# Transferring money to uk banks



## Istanbulkitty (Sep 12, 2015)

Hi all i have money in a turkish account I want to transfer to my uk account. I tried the bank but they don't work with foreign banks. Has anyone moved large amounts of money from turkey to uk before and how did you do it? 

Thanks for your help!


----------



## belgarath (Jul 15, 2011)

What bank is that? All banks should be able to transfer money using swift. Maybe the person you talked to was not qualified : ask for the branch manager next time.


----------



## Istanbulkitty (Sep 12, 2015)

Thanks for your reply. I've never heard of swift will try that
Thanks again


----------



## jameswilms (Aug 24, 2015)

SWIFT is simply a bank ID code used to facilitate bank services, including wire transfers, between different banking institutions including ones in different countries.

In North America, SWIFT codes are common for banks.

In Europe and Asia, IBAN codes are mostly used.
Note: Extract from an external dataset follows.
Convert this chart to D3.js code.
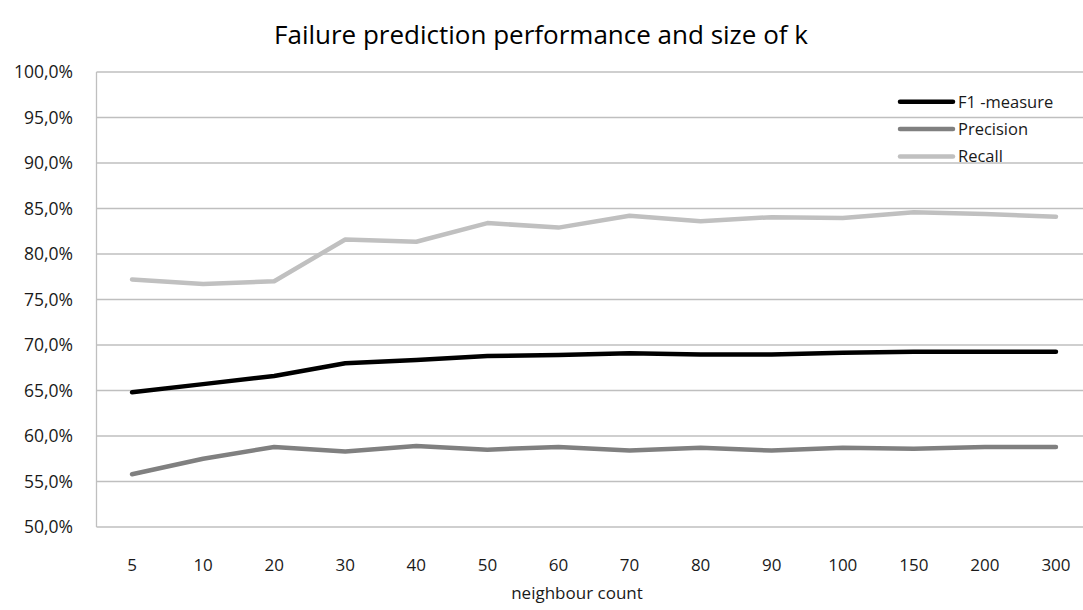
<!DOCTYPE html>
<html><head><meta charset="utf-8">
<script src="https://cdn.jsdelivr.net/npm/d3@7"></script>
<style>body{margin:0;background:#fff;} svg{display:block;}</style>
</head><body>
<svg id="c" width="1083" height="610"></svg>
<script>
const categories = ["5","10","20","30","40","50","60","70","80","90","100","150","200","300"];
const f1 = [64.8,65.7,66.6,68.0,68.35,68.8,68.9,69.1,68.95,68.95,69.15,69.25,69.25,69.25];
const precision = [55.8,57.5,58.8,58.3,58.9,58.5,58.8,58.4,58.7,58.4,58.7,58.6,58.8,58.8];
const recall = [77.2,76.7,77.0,81.6,81.35,83.4,82.9,84.2,83.6,84.05,83.95,84.6,84.4,84.1];
const yTicks = [50,55,60,65,70,75,80,85,90,95,100];
const seriesNames = ["F1 -measure","Precision","Recall"];
const seriesColors = ["#000000","#808080","#c0c0c0"];
const seriesData = [f1, precision, recall];

(function(){
const svg = d3.select("#c");
const font = "'Open Sans', sans-serif";
const pL = 96.5, pR = 1091.5, pT = 72, pB = 527;
const x = d3.scaleBand().domain(categories).range([pL, pR]);
const y = d3.scaleLinear().domain([50,100]).range([pB, pT]);

svg.append("g").selectAll("line").data(yTicks).join("line")
  .attr("x1", pL).attr("x2", pR)
  .attr("y1", d => y(d)).attr("y2", d => y(d))
  .attr("stroke", "#bfbfbf").attr("stroke-width", 1.3);
svg.append("line").attr("x1", pL).attr("x2", pL).attr("y1", pT).attr("y2", pB)
  .attr("stroke", "#bfbfbf").attr("stroke-width", 1.3);

const fmt = d => d.toFixed(1).replace(".", ",") + "%";
svg.append("g").selectAll("text").data(yTicks).join("text")
  .attr("x", 73).attr("y", d => y(d)).attr("dy", "0.36em")
  .attr("text-anchor", "end").attr("font-family", font).attr("font-size", 17.5)
  .attr("fill", "#1a1a1a").text(fmt);

svg.append("g").selectAll("text").data(categories).join("text")
  .attr("x", d => x(d) + x.bandwidth()/2).attr("y", 565).attr("dy", "0.36em")
  .attr("text-anchor", "middle").attr("font-family", font).attr("font-size", 17)
  .attr("fill", "#1a1a1a").text(d => d);

svg.append("text").attr("x", 577).attr("y", 593).attr("dy", "0.36em")
  .attr("text-anchor", "middle").attr("font-family", font).attr("font-size", 17)
  .attr("fill", "#1a1a1a").text("neighbour count");

svg.append("text").attr("x", 541).attr("y", 35).attr("dy", "0.36em")
  .attr("text-anchor", "middle").attr("font-family", font).attr("font-size", 26)
  .attr("fill", "#000").text("Failure prediction performance and size of k");

const line = d3.line().x((d,i) => x(categories[i]) + x.bandwidth()/2).y(d => y(d));
[2,1,0].forEach(k => {
  svg.append("path").datum(seriesData[k]).attr("d", line)
    .attr("fill", "none").attr("stroke", seriesColors[k]).attr("stroke-width", 4.5)
    .attr("stroke-linejoin", "round").attr("stroke-linecap", "round");
});

const legY = [101.7, 129, 156.5];
seriesNames.forEach((n, k) => {
  svg.append("line").attr("x1", 900).attr("x2", 953).attr("y1", legY[k]).attr("y2", legY[k])
    .attr("stroke", seriesColors[k]).attr("stroke-width", 4.5).attr("stroke-linecap", "round");
  svg.append("text").attr("x", 958).attr("y", legY[k]).attr("dy", "0.36em")
    .attr("font-family", font).attr("font-size", 16.5).attr("fill", "#1a1a1a").text(n);
});
})();
</script>
</body></html>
If you wish to wire transfer money, simply ask the receiving bank in UK for your:

Full Account Name
Account Number
Transit Number
IBAN Number

Bank Name, Address, Phone number

Bring this to the bank in Turkey and you will be good to go.


----------



## Istanbulkitty (Sep 12, 2015)

Thank you for your reply


----------



## kiracci (May 6, 2016)

Try Western Union.


----------



## jmaclennan (Feb 17, 2014)

Istanbulkitty said:


> Hi all i have money in a turkish account I want to transfer to my uk account. I tried the bank but they don't work with foreign banks. Has anyone moved large amounts of money from turkey to uk before and how did you do it?
> 
> Thanks for your help!




who do you bank with? I regularly transfer money to my US or Dubai accounts with no issue, I'm using Garanti, but I know also Yapi Kredi, Akbank, Isbankasi, etc. have no issues with intl transfers.


----------



## prayercall (Jun 6, 2016)

I have done it with american banks. I use Iş bank to send through swift to my american bank account. only thing it cost is quite expensive. 40$ per send. western union is even more expensive.


----------